Ответ, предложенный А. И. на первую часть вопроса, шел вразрез и с уже сложившимся подходом к проблеме «осевого времени» на Западе. Ни работы Альфреда Вебера, ни идеи самого Ясперса, ни организованная журналом «Deadalus» дискуссия по этой проблеме с участием лучших экспертов по соответствующим культурам, не содержат даже намека на воздействие единого технологического фактора.[13] Есть, однако, область, в которой каузальная связь между распространением железных орудий и оружия, ростом производительности труда и повышением роли отдельного крестьянского хозяйства, доступностью тяжелого вооружения даже среднему крестьянину и возникновением на этой основе гоплитской фаланги, с одной стороны, и развитием полисной демократии, с другой, давно уже была ясна специалистам.[14] Но если один из центральных аспектов «греческого чуда» непосредственно связан с железом, нельзя ли связать с ним и другие, в частности, с помощью той же полисной демократии?
Отметим сразу же, что подобное объяснение отнюдь не нового становлением полиса как самоуправляемой гражданской общины и его развитием в сторону демократии связывали зарождение философии и науки, расцвет искусства и литературы. Дав в I главе своей книги краткий, но емкий очерк формирования полиса в условиях «железного века», А. И. недвусмысленно отклонил, как неубедительную, зависимость между институализированным участием граждан в решении государственных дел и мощным всплеском творческой активности в духовной сфере. Сам по себе античный полис не мог ее породить, ибо Рим, бывший типичным полисом, не дал в культуре ничего до тех пор, пока не перенял уже сложившиеся греческие формы. Греческий полис далеко не сразу и не везде стал демократическим: поэзия (VIII—VII вв.), философия и наука (начало VI в.) зародились раньше демократии. Совокупный опыт античности и Нового времени противоречит тезису о специфически позитивном влиянии демократии на расцвет культуры: монархия, аристократия или тирания не помешали проявиться талантам Гомера и Шекспира, Пифагора и Декарта, Архимеда и Ньютона. Отсюда следует, что греческий полис имел отношение к «культурному перевороту» не как форма государственной власти, а как форма социальной организации, которая менее других препятствовала раскрытию творческого потенциала личности.

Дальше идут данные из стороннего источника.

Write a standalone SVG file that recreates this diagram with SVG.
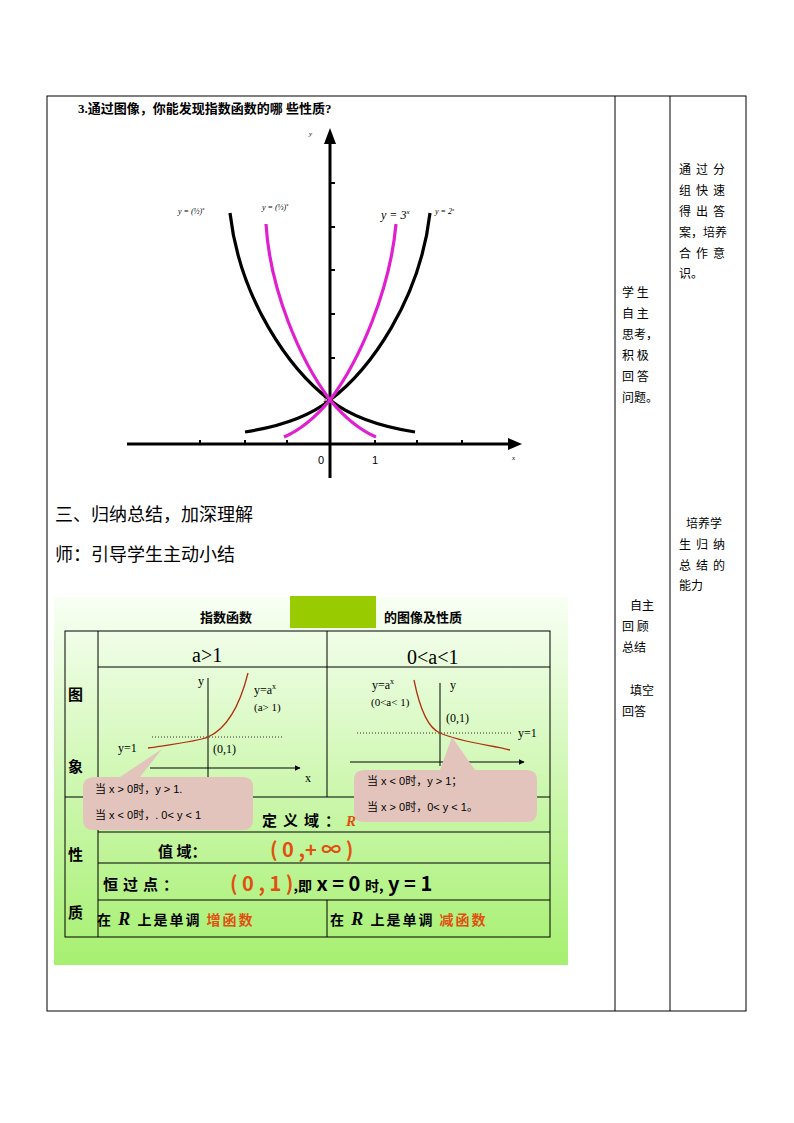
<svg xmlns="http://www.w3.org/2000/svg" width="794" height="1123" viewBox="0 0 794 1123">
<style>
.b{stroke:#000;stroke-width:1;fill:none}
.s{font-family:"Noto Sans CJK SC",sans-serif;font-size:12px;fill:#000}
.h{font-family:"Noto Sans CJK SC",sans-serif;font-size:18px;fill:#000}
.t{font-family:"Liberation Serif","Noto Sans CJK SC",serif;fill:#000}
.ax{stroke:#000;stroke-width:3;fill:none}
.cb{stroke:#000;stroke-width:3.2;fill:none}
.cm{stroke:#e020d0;stroke-width:3.2;fill:none}
.br{stroke:#b03010;stroke-width:1.3;fill:none}
.dot{stroke:#000;stroke-width:0.8;stroke-dasharray:1 2;fill:none}
.k{font-family:"Noto Sans CJK SC",sans-serif;font-weight:bold;fill:#000}
.o{fill:#e05010}
.call{fill:#e2c4bc}
.ct{font-family:"Liberation Sans","Noto Sans CJK SC",sans-serif;font-size:11px;fill:#000}
</style>
<defs>
<linearGradient id="g" x1="0" y1="0" x2="0" y2="1"><stop offset="0" stop-color="#f8fff4"/><stop offset="1" stop-color="#a6f070"/></linearGradient>
<marker id="ar" viewBox="0 0 10 10" refX="9" refY="5" markerWidth="6" markerHeight="6" orient="auto"><path d="M0,0L10,5L0,10z" fill="#000"/></marker>
</defs>
<g id="frame">
<rect class="b" x="47" y="96" width="699" height="915"/>
<line class="b" x1="615" y1="96" x2="615" y2="1011"/>
<line class="b" x1="670" y1="96" x2="670" y2="1011"/>
</g>
<g id="question">
<text class="t" x="78" y="113" font-size="13" font-weight="bold">3.通过图像，你能发现指数函数的哪 些性质?</text>
</g>
<g id="graph">
<line class="ax" x1="127" y1="444" x2="512" y2="444"/>
<path d="M522,444L508,438L508,450z"/>
<line class="ax" x1="330" y1="478" x2="330" y2="140"/>
<path d="M330,128L324,144L336,144z"/>
<g stroke="#000" stroke-width="2">
<line x1="200" y1="440" x2="200" y2="444"/><line x1="245" y1="440" x2="245" y2="444"/><line x1="287" y1="440" x2="287" y2="444"/>
<line x1="375" y1="440" x2="375" y2="444"/><line x1="417" y1="440" x2="417" y2="444"/><line x1="462" y1="440" x2="462" y2="444"/>
<line x1="330" y1="183" x2="335" y2="183"/><line x1="330" y1="227" x2="335" y2="227"/><line x1="330" y1="270" x2="335" y2="270"/><line x1="330" y1="314" x2="335" y2="314"/><line x1="330" y1="358" x2="335" y2="358"/>
</g>
<path class="cb" d="M245,432 C290,425 315,412 330,400 C370,370 420,300 430,213"/>
<path class="cb" d="M415,432 C370,425 345,412 330,400 C290,370 240,300 230,213"/>
<path class="cm" d="M284,437 C305,428 320,412 330,400 C360,360 390,290 396,224"/>
<path class="cm" d="M376,437 C355,428 340,412 330,400 C300,360 270,290 266,224"/>
<text class="t" x="309" y="136" font-size="7" font-style="italic">y</text>
<text class="t" x="512" y="460" font-size="7" font-style="italic">x</text>
<text x="318" y="464" font-family="Liberation Sans" font-size="11">0</text>
<text x="372" y="464" font-family="Liberation Sans" font-size="11">1</text>
<text x="323" y="402" font-family="Liberation Sans" font-size="7">1</text>
<text class="t" x="178" y="214" font-size="8" font-style="italic">y = (½)<tspan dy="-4" font-size="5">x</tspan></text>
<text class="t" x="262" y="210" font-size="8" font-style="italic">y = (⅓)<tspan dy="-4" font-size="5">x</tspan></text>
<text class="t" x="381" y="219" font-size="12" font-style="italic">y = 3<tspan dy="-5" font-size="7">x</tspan></text>
<text class="t" x="435" y="214" font-size="8" font-style="italic">y = 2<tspan dy="-3" font-size="5">x</tspan></text>
</g>
<g id="headings">
<text class="h" x="55" y="521">三、归纳总结，加深理解</text>
<text class="h" x="55" y="561">师：引导学生主动小结</text>
</g>
<g id="notes" class="s">
<text x="622" y="297">学  生</text><text x="622" y="318">自  主</text><text x="622" y="339">思考，</text><text x="622" y="360">积  极</text><text x="622" y="381">回  答</text><text x="622" y="402">问题。</text>
<text x="630" y="610">自主</text><text x="622" y="631">回  顾</text><text x="622" y="652">总结</text>
<text x="630" y="695">填空</text><text x="622" y="716">回答</text>
<text x="679" y="174" letter-spacing="5">通过分</text><text x="679" y="195" letter-spacing="5">组快速</text><text x="679" y="216" letter-spacing="5">得出答</text><text x="679" y="237">案，培养</text><text x="679" y="258" letter-spacing="5">合作意</text><text x="679" y="278">识。</text>
<text x="686" y="528">培养学</text><text x="679" y="549" letter-spacing="5">生归纳</text><text x="679" y="570" letter-spacing="5">总结的</text><text x="679" y="590">能力</text>
</g>
<g id="panel">
<rect x="54" y="597" width="514" height="368" fill="url(#g)"/>
<rect x="290" y="596" width="86" height="32" fill="#99cc00"/>
<text class="k" x="200" y="622" font-size="13">指数函数</text>
<text class="k" x="384" y="622" font-size="13">的图像及性质</text>
<g class="b">
<rect x="65" y="631" width="485" height="306"/>
<line x1="98" y1="631" x2="98" y2="937"/>
<line x1="98" y1="667" x2="550" y2="667"/>
<line x1="65" y1="797" x2="550" y2="797"/>
<line x1="98" y1="832" x2="550" y2="832"/>
<line x1="98" y1="863" x2="550" y2="863"/>
<line x1="98" y1="900" x2="550" y2="900"/>
<line x1="327" y1="631" x2="327" y2="797"/>
<line x1="327" y1="900" x2="327" y2="937"/>
</g>
<text class="t" x="192" y="662" font-size="20">a&gt;1</text>
<text class="t" x="407" y="664" font-size="20">0&lt;a&lt;1</text>
<text class="k" x="68" y="700" font-size="15">图</text>
<text class="k" x="68" y="772" font-size="15">象</text>
<text class="k" x="68" y="860" font-size="15">性</text>
<text class="k" x="68" y="918" font-size="15">质</text>
<line class="b" x1="150" y1="768" x2="300" y2="768" marker-end="url(#ar)"/>
<line class="b" x1="208" y1="777" x2="208" y2="678"/>
<line class="dot" x1="152" y1="737" x2="282" y2="737"/>
<path class="br" d="M148,748 C175,744 200,741 208,737 C228,728 240,705 248,673"/>
<g class="t" font-size="12">
<text x="198" y="685">y</text><text x="305" y="782">x</text>
<text x="118" y="752">y=1</text><text x="213" y="753">(0,1)</text>
<text x="254" y="694">y=a<tspan dy="-5" font-size="8">x</tspan></text><text x="254" y="711" font-size="11">(a&gt; 1)</text>
</g>
<line class="b" x1="350" y1="762" x2="524" y2="762" marker-end="url(#ar)"/>
<line class="b" x1="440" y1="766" x2="440" y2="683"/>
<line class="dot" x1="357" y1="733" x2="512" y2="733"/>
<path class="br" d="M414,680 C420,710 428,728 440,733 C460,742 490,745 510,750"/>
<g class="t" font-size="12">
<text x="450" y="689">y</text>
<text x="518" y="737">y=1</text><text x="446" y="722">(0,1)</text>
<text x="372" y="689">y=a<tspan dy="-5" font-size="8">x</tspan></text><text x="371" y="706" font-size="11">(0&lt;a&lt; 1)</text>
</g>
<path class="call" d="M96,777 L120,777 L162,749 L140,777 L243,777 Q253,777 253,787 L253,820 Q253,830 243,830 L93,830 Q83,830 83,820 L83,787 Q83,777 96,777z"/>
<text class="ct" x="95" y="793">当 x &gt; 0时，y &gt; 1.</text>
<text class="ct" x="95" y="819">当 x &lt; 0时，. 0&lt; y &lt; 1</text>
<path class="call" d="M364,770 L440,770 L452,737 L475,770 L527,770 Q537,770 537,780 L537,812 Q537,822 527,822 L364,822 Q354,822 354,812 L354,780 Q354,770 364,770z"/>
<text class="ct" x="367" y="785">当 x &lt; 0时，y &gt; 1；</text>
<text class="ct" x="367" y="811">当 x &gt; 0时，0&lt; y &lt; 1。</text>
<text class="k" x="262" y="826" font-size="15" letter-spacing="6">定义域：<tspan class="o" font-family="Liberation Serif" font-style="italic">R</tspan></text>
<text class="k" x="158" y="857" font-size="15">值  域：</text>
<text class="k o" x="270" y="857" font-size="20" font-family="Liberation Serif">( 0 ,+ ∞ )</text>
<text class="k" x="103" y="890" font-size="15" letter-spacing="5">恒过点：</text>
<text class="k" x="230" y="891" font-size="20" font-family="Liberation Serif"><tspan class="o">( 0 , 1 )</tspan><tspan font-size="14">,即</tspan> x = 0 <tspan font-size="14">时,</tspan> y = 1</text>
<text class="k" x="97" y="925" font-size="14" letter-spacing="2">在 <tspan font-family="Liberation Serif" font-style="italic" font-size="18">R</tspan> 上是单调 <tspan class="o">增函数</tspan></text>
<text class="k" x="330" y="925" font-size="14" letter-spacing="2">在 <tspan font-family="Liberation Serif" font-style="italic" font-size="18">R</tspan> 上是单调 <tspan class="o">减函数</tspan></text>
</g>
</svg>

Здесь мы подходим к центральной проблеме в объяснении механизма «культурного переворота» как такового, а не только его греческого варианта. Что порождает творчество, что поощряет его и что мешает ему? Поскольку эти вопросы выходят за пределы компетенции историко-культурного исследования, предложенное А. И. объяснение опирается на закономерности, изучаемые естественными и социальными науками. Отдельные части этого механизма трактуются им в разных главах книги в виде кратких теоретических тезисов, за которыми следует конкретный материал. Часть важных положений развита в его статьях, докладах и набросках, помещенных в Приложении, среди них и такие, которые не могли быть ясно сформулированы в условиях советского времени. Попытаемся соединить их вместе и изложить общую модель, лежащую в основе исследования. Сначала, однако, два замечания.
Несмотря на небольшой объем и теоретическую емкость, книга наполнена фактическим материалом, часто даже кажется, что она переполнена им. Списки примеров следуют один за другим, иногда занимая несколько страниц: все поэты, музыканты, философы, творившие за пределами родного города; все возможные случаи возвеличивания атлетов; все примеры соперничества между поэтами. В чем необходимость столь исчерпывающей иллюстрации своих идей, порою затрудняющей гладкое чтение? Дело в том, что перед нами не иллюстрация отдельных мыслей, которая у А. И. была вполне экономной (sapienti sat!), а статистический материал, от полноты и адекватности которого зависит обоснованность теоретических положений. Будь у А. И. в руках готовая статистика деятелей греческой культуры, творивших у себя на родине и на чужбине, можно было бы, наверное, коснуться лишь отдельных случаев «горизонтальной мобильности». Впрочем, ни характер античных источников, ни специфика изучаемых проблем не позволяют ограничиваться цифрами, пренебрегая именами и обстоятельствами.[15]